Божий контингент - страница 24

Шрифт
Интервал



 Юрий Панчес, сын испанского хоть и не летчика, но тем не менее пламенного коммуниста, бывший майор, сам коммунист, пережил духовный надлом, когда коммунизма не стало. Разочарованный в большинстве своих сослуживцев и сограждан еще в конце восьмидесятых, а с девяносто первого – люто возненавидев новый государственный строй, майор Панчес, наездами на охоту в эти края, – родом из-под Приозерска была его мать, – облюбовал затерянную в лесной глуши пустующую деревню, в которой пригодными для жизни оставались лишь два дома.
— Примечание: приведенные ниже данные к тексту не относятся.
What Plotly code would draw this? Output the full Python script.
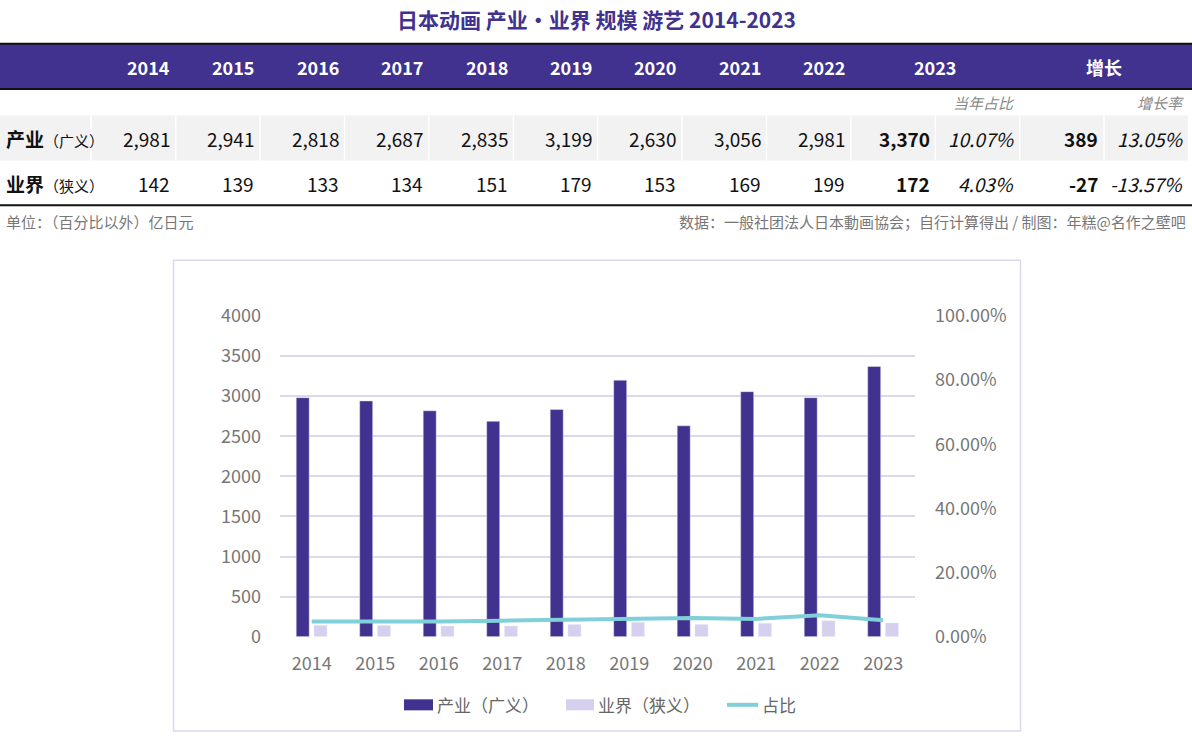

Заломаиха называлась так потому, что лесной ручей, питающий ключевой водой Неведомку, круто, будто заламываясь, сворачивал близ деревни свое русло, и еще раз заламывался уже ниже по течению в ореховой чаще. Когда Панчес поселился здесь крестьянином-отшельником и медленно обзаводился хозяйством – наперво собаками, потом лошадью, и, наконец, коровой, – никакая доступная для колесного транспорта дорога сюда уже не вела. Вся сельская, точнее, лесная жизнь бывшего офицера-разведчика складывалась адски тяжело. Пытался иногда заманивать к себе на лето на сельхозработы местных ребят, но "миска нажористого супа, стакан и табак", сулимые в оплату за косьбу, заготовку дров, уход за скотиной и возделывание огорода, за жизнь в практически монашеской изоляции, под вой волков вместо песен и радио, всякий раз оказывались слишком малой наградой, а фронт работ – неподъемным. Не прошли испытания и нанявшиеся было к коричнево-бронзовому Юрию Родриговичу Славка с Пашкой – продержались не больше недели. Иногда в зиму, заблаговременно нагнав себе запас самогона, Панчес и сам выл вместе с волками, снующими около той избы, которая отошла под стойло для лошади и коровы. А в основном, главном, доме своего импровизированного хутора он отшельничал: периодами пил, думал, читал, молился, и цикл этот повторялся до полного наступления весны. Изредка, чтобы сделать продуктово-хозяйственные закупки, не забыть людскую речь и узнать новости из дикого человеческого мира, он совершал конные вылазки в "цивилизацию". И здесь, в деревнях и поселках, его сразу начинали донимать вопросами о том, как он там, в Заломаихе, живет, и – что было для него, видимо, самым болезненным – о том, как он жил раньше и чем занимался по службе. Обычно, вместо рассказов о своем прошлом, угрюмо отмалчивался, но как-то раз, захмелев, взорвался: “Да не лезьте вы в душу! Лучше сто лет с волками жить, чем про это рассказывать! В волках хоть подлости такой нет, как в той жизни…”.